Request:
Repeat the data below exactly, dropping any pictures it holds.
══════
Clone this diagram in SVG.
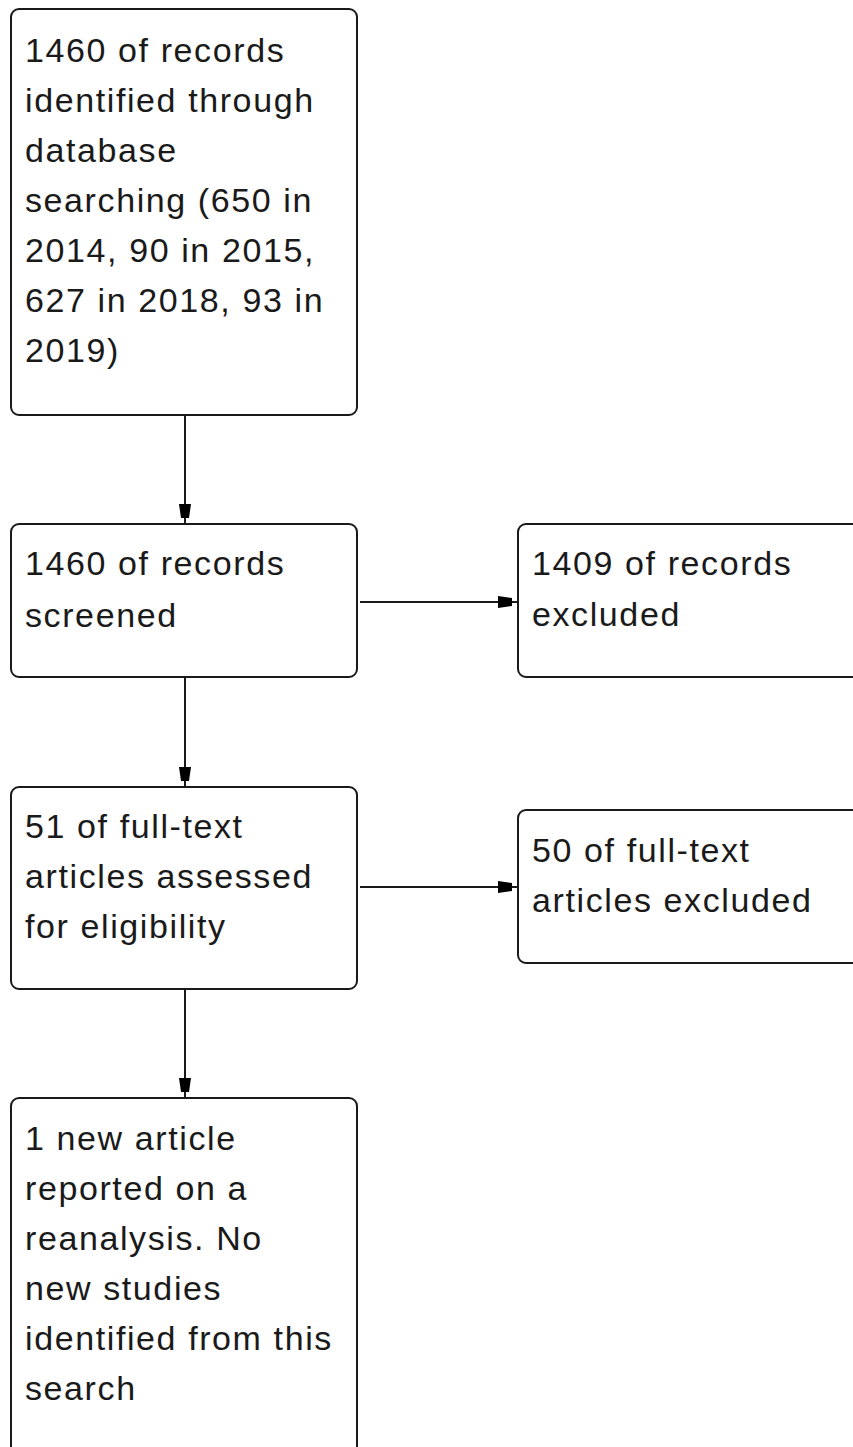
<svg xmlns="http://www.w3.org/2000/svg" width="853" height="1447" viewBox="0 0 853 1447">
<style>
.box{fill:#fff;stroke:#1a1a1a;stroke-width:2}
.t{font-family:"Liberation Sans",Arial,sans-serif;font-size:34px;letter-spacing:1.6px;fill:#1a1a1a}
.c{stroke:#1a1a1a;stroke-width:2;fill:none}
</style>
<defs>
<marker id="ah" markerUnits="userSpaceOnUse" markerWidth="24" markerHeight="14" viewBox="0 -7 24 14" refX="20" refY="0" orient="auto">
<path d="M0,-6 L14,-4 L14,4 L0,6 Z" fill="#000"/>
</marker>
</defs>
<rect width="853" height="1447" fill="#fff"/>
<g id="connectors">
<line class="c" x1="185" y1="415" x2="185" y2="524" marker-end="url(#ah)"/>
<line class="c" x1="360" y1="602" x2="518" y2="602" marker-end="url(#ah)"/>
<line class="c" x1="185" y1="677" x2="185" y2="787" marker-end="url(#ah)"/>
<line class="c" x1="360" y1="887" x2="518" y2="887" marker-end="url(#ah)"/>
<line class="c" x1="185" y1="989" x2="185" y2="1098" marker-end="url(#ah)"/>
</g>
<g id="n1">
<rect class="box" x="11" y="9" width="346" height="406" rx="8"/>
<text class="t"><tspan x="25" y="62">1460 of records</tspan><tspan x="25" y="112">identified through</tspan><tspan x="25" y="162">database</tspan><tspan x="25" y="212">searching (650 in</tspan><tspan x="25" y="262">2014, 90 in 2015,</tspan><tspan x="25" y="312">627 in 2018, 93 in</tspan><tspan x="25" y="362">2019)</tspan></text>
</g>
<g id="n2">
<rect class="box" x="11" y="524" width="346" height="153" rx="8"/>
<text class="t"><tspan x="25" y="575">1460 of records</tspan><tspan x="25" y="627">screened</tspan></text>
</g>
<g id="n3">
<rect class="box" x="518" y="524" width="360" height="153" rx="8"/>
<text class="t"><tspan x="532" y="575">1409 of records</tspan><tspan x="532" y="626">excluded</tspan></text>
</g>
<g id="n4">
<rect class="box" x="11" y="787" width="346" height="202" rx="8"/>
<text class="t"><tspan x="25" y="838">51 of full-text</tspan><tspan x="25" y="888">articles assessed</tspan><tspan x="25" y="938">for eligibility</tspan></text>
</g>
<g id="n5">
<rect class="box" x="518" y="810" width="360" height="153" rx="8"/>
<text class="t"><tspan x="532" y="862">50 of full-text</tspan><tspan x="532" y="912">articles excluded</tspan></text>
</g>
<g id="n6">
<rect class="box" x="11" y="1098" width="346" height="380" rx="8"/>
<text class="t"><tspan x="25" y="1150">1 new article</tspan><tspan x="25" y="1200">reported on a</tspan><tspan x="25" y="1250">reanalysis. No</tspan><tspan x="25" y="1300">new studies</tspan><tspan x="25" y="1350">identified from this</tspan><tspan x="25" y="1400">search</tspan></text>
</g>
</svg>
══════
Complete response:
Clone this diagram in SVG.
<svg xmlns="http://www.w3.org/2000/svg" width="853" height="1447" viewBox="0 0 853 1447">
<style>
.box{fill:#fff;stroke:#1a1a1a;stroke-width:2}
.t{font-family:"Liberation Sans",Arial,sans-serif;font-size:34px;letter-spacing:1.6px;fill:#1a1a1a}
.c{stroke:#1a1a1a;stroke-width:2;fill:none}
</style>
<defs>
<marker id="ah" markerUnits="userSpaceOnUse" markerWidth="24" markerHeight="14" viewBox="0 -7 24 14" refX="20" refY="0" orient="auto">
<path d="M0,-6 L14,-4 L14,4 L0,6 Z" fill="#000"/>
</marker>
</defs>
<rect width="853" height="1447" fill="#fff"/>
<g id="connectors">
<line class="c" x1="185" y1="415" x2="185" y2="524" marker-end="url(#ah)"/>
<line class="c" x1="360" y1="602" x2="518" y2="602" marker-end="url(#ah)"/>
<line class="c" x1="185" y1="677" x2="185" y2="787" marker-end="url(#ah)"/>
<line class="c" x1="360" y1="887" x2="518" y2="887" marker-end="url(#ah)"/>
<line class="c" x1="185" y1="989" x2="185" y2="1098" marker-end="url(#ah)"/>
</g>
<g id="n1">
<rect class="box" x="11" y="9" width="346" height="406" rx="8"/>
<text class="t"><tspan x="25" y="62">1460 of records</tspan><tspan x="25" y="112">identified through</tspan><tspan x="25" y="162">database</tspan><tspan x="25" y="212">searching (650 in</tspan><tspan x="25" y="262">2014, 90 in 2015,</tspan><tspan x="25" y="312">627 in 2018, 93 in</tspan><tspan x="25" y="362">2019)</tspan></text>
</g>
<g id="n2">
<rect class="box" x="11" y="524" width="346" height="153" rx="8"/>
<text class="t"><tspan x="25" y="575">1460 of records</tspan><tspan x="25" y="627">screened</tspan></text>
</g>
<g id="n3">
<rect class="box" x="518" y="524" width="360" height="153" rx="8"/>
<text class="t"><tspan x="532" y="575">1409 of records</tspan><tspan x="532" y="626">excluded</tspan></text>
</g>
<g id="n4">
<rect class="box" x="11" y="787" width="346" height="202" rx="8"/>
<text class="t"><tspan x="25" y="838">51 of full-text</tspan><tspan x="25" y="888">articles assessed</tspan><tspan x="25" y="938">for eligibility</tspan></text>
</g>
<g id="n5">
<rect class="box" x="518" y="810" width="360" height="153" rx="8"/>
<text class="t"><tspan x="532" y="862">50 of full-text</tspan><tspan x="532" y="912">articles excluded</tspan></text>
</g>
<g id="n6">
<rect class="box" x="11" y="1098" width="346" height="380" rx="8"/>
<text class="t"><tspan x="25" y="1150">1 new article</tspan><tspan x="25" y="1200">reported on a</tspan><tspan x="25" y="1250">reanalysis. No</tspan><tspan x="25" y="1300">new studies</tspan><tspan x="25" y="1350">identified from this</tspan><tspan x="25" y="1400">search</tspan></text>
</g>
</svg>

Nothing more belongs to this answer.